Real networking is a hard skill to master because it can feel artificial. When you attend an event designed for networking it can seem like speed dating for business—handshakes, cocktails, and business cards. If you are trying to build a network, how do you start the process of relationship building?
Define your purpose. Why are you here? Why do you need or want to meet people? How will networking advance your business? What do you hope to gain and what do you have to offer in return? Once you know why you are networking, the conversations come a little easier. Common questions at business networking functions are, “Who are you with?” and “What do you do?” If you can package your response to those questions in a way to define your purpose, meeting people and discovering mutually beneficial opportunities will be much easier
CFO Kathryn Hoyt from Wonders & Worries in Austin gives this advice: “Remember the two parts of networking. Be a good listener but make sure to get across WHY you are networking. They will remember why they met you and refer you to others by associating you as a person who both gives and takes.”

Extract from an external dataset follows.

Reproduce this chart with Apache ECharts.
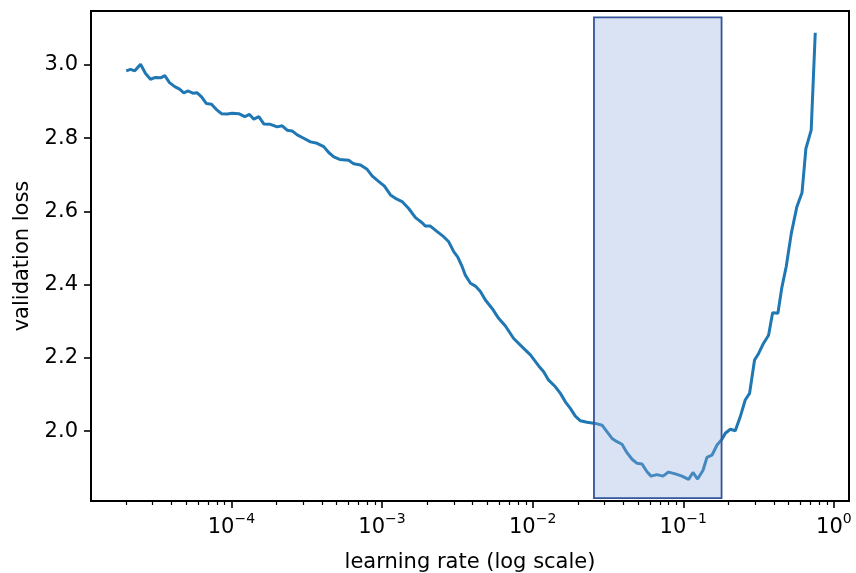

Meet some new people. That's networking, right? It’s good to go to events and see people you already know, but branch out to meet new folks. Nathan Green, Co-Founder of campus2careers.com and the Austin Young Chamber recommends that you “always have one question prepared whenever you go into a networking event so you can start the conversation with a question. This will allow you to learn more about the person you are speaking with for context and will allow you to listen to them. We often forget names because we are too busy thinking about what we want to say next. A good question will solve all your networking issues.”
Networking should be give and take. Some experts refer to it as the “Now and Later” skill. Billy Glading, founder of CandidCareer.com suggests that you ask yourself what you can do for that person when you meet them, not what they can do for you. “Providing help, a solution, or making an introduction without looking for anything in return goes a long way in forming a new relationship that might be meaningful down the road.”